Salomon analyst Richard Weingarten lowered his outlook for EDS to "neutral" from "outperform," saying the company is a "strong franchise" with an inherent value greater than its current stock price, but that "there are still several bumps left in the road before EDS realizes that value."
Indeed, other analysts also agree that EDS faces an uphill climb as it tries to generate profits amid declining revenues and contracts from General Motors, its largest client. The giant automaker has steadily been allowing EDS's competitors to bid on an increasing percentage of the work EDS has been doing since the company was spun off from GM, in accordance of a master services agreement (MSA) between the two. GM will be able to place another $200 million-plus up for competitive bidding in 1999.
"This will obviously have a negative impact on EDS's revenues," said an industry analyst. "Additionally, the MSA calls for further cost reductions into the contracts with GM going from 1998 to 1999 and onward."
As outlined in the MSA, EDS must pass along to GM a 10 percent reduction in communications rates which is estimated at more than $50 million pretax, and another $50 million in "good faith" cost reductions are expected.
While EDS has been winning contracts elsewhere, including the deals in the past year with regional phone company Bell South and Australia's Commonwealth Bank, and even a few contracts in open bidding from GM, analysts still point to the importance of EDS's continued revenue stream from GM.
For the third quarter ended September 30, EDS saw its revenues from GM decline $32.1 million or 2 percent to about $1 billion. For the nine months ended September 30, revenues from GM fell $148 million or 5 percent to about $3.1 billion.
In its 10-Q form filed on Friday with the Securities and Exchange Commission, the company said that the slide was "primarily from reduced discretionary spending by GM" for IT services. However, analysts say that the automaker may also be shunning EDS to some degree.
"[GM] thinks they are paying too much for the work EDS is doing and they are looking for ways to pay less," said Gary Helmig, an analyst at SoundView Financial Group. "While EDS would call it conegotiations as they negotiate new contracts, it sounds to me more like GM is telling them 'we won't pay this much for that set of services."
"EDS has to accept the terms," added Helmig.
Another major problem analysts point to is EDS's falling gross margin [revenues minus the cost of revenues divided by revenues]. EDS saw its gross margin slide to 18 percent for both the three and nine months periods which ended September 30, which were 21 percent and 20 percent for those periods a year-ago, respectively.
Analysts say that EDS is a victim of having too rosy an outlook for its gross margins.
"What happens is that when they sign up these new contracts, there is a gross margin assumption at the time the contract is setup," said Helmig. "The problem is that EDS's gross margin assumptions tend to be aggressive and they take more profit than they should.

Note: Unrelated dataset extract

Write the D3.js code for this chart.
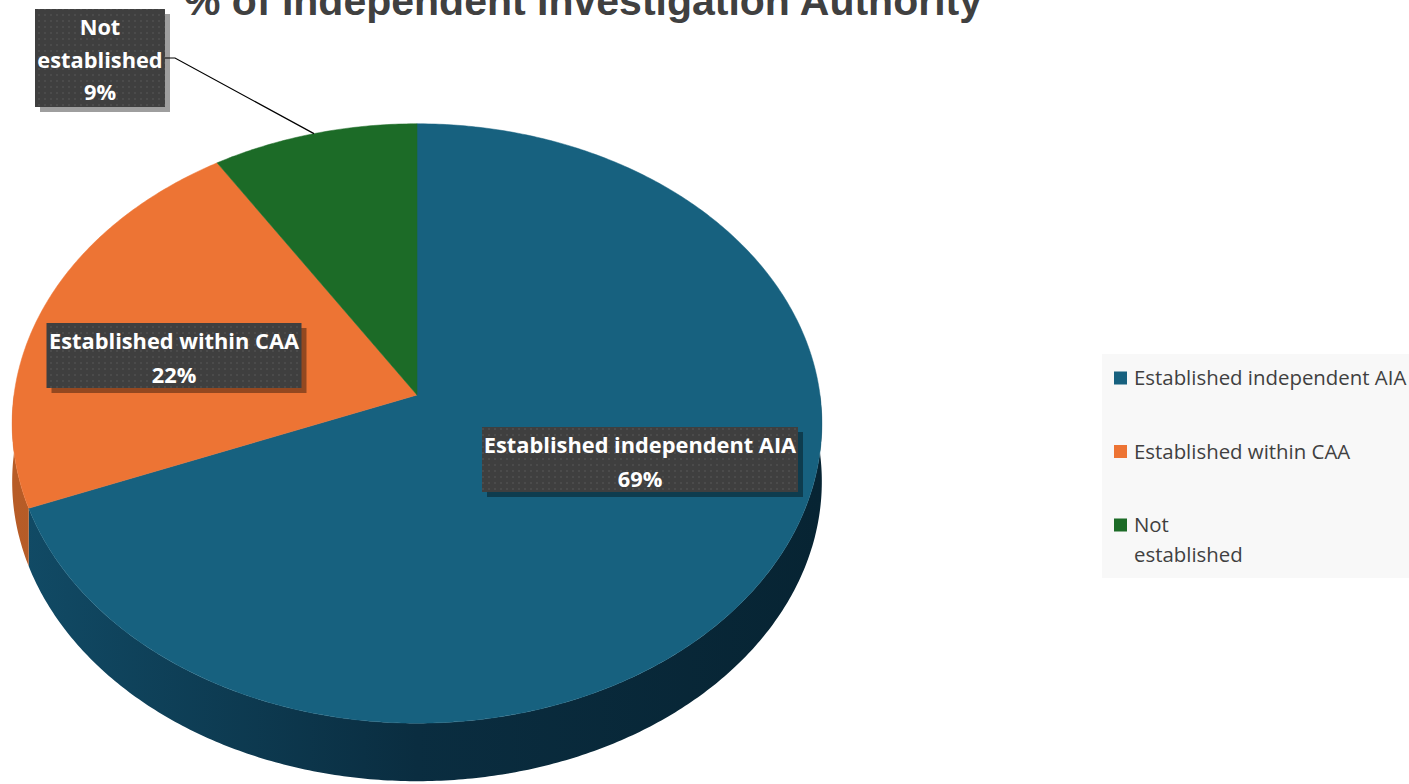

"And as they have done with at least six contracts, they have to adjust their figures which brings them back to the ground," added Helmig.
Analysts say that EDS has improved its ability to accurately forecast their costs but that they still need to do an even better job on that front.
Shares of EDS were trading at 38.50, down 0.625 for the day. The stock has traded as high as 50.88 and as low as 30.44 during the past 52 weeks.
EDS must move quickly to secure a CEO and CFO to bring confidence to investors and clients, analysts agree. Its current CEO, Les Alberthal, informed the company in August that he planned to retire.
"We believe the near-term lack of both a CEO and a CFO poses a near-term risk to results, particularly new business signings," wrote Weingarten in his report adding that potential customers might be wary to partner up with EDS not knowing who will ultimately be at the helm.
"When the new management gets in--which will happen someday--I think we would be looking at what the new management is doing to manage the GM contracts," said Helmig. "They will either manage them to profitability or obscurity."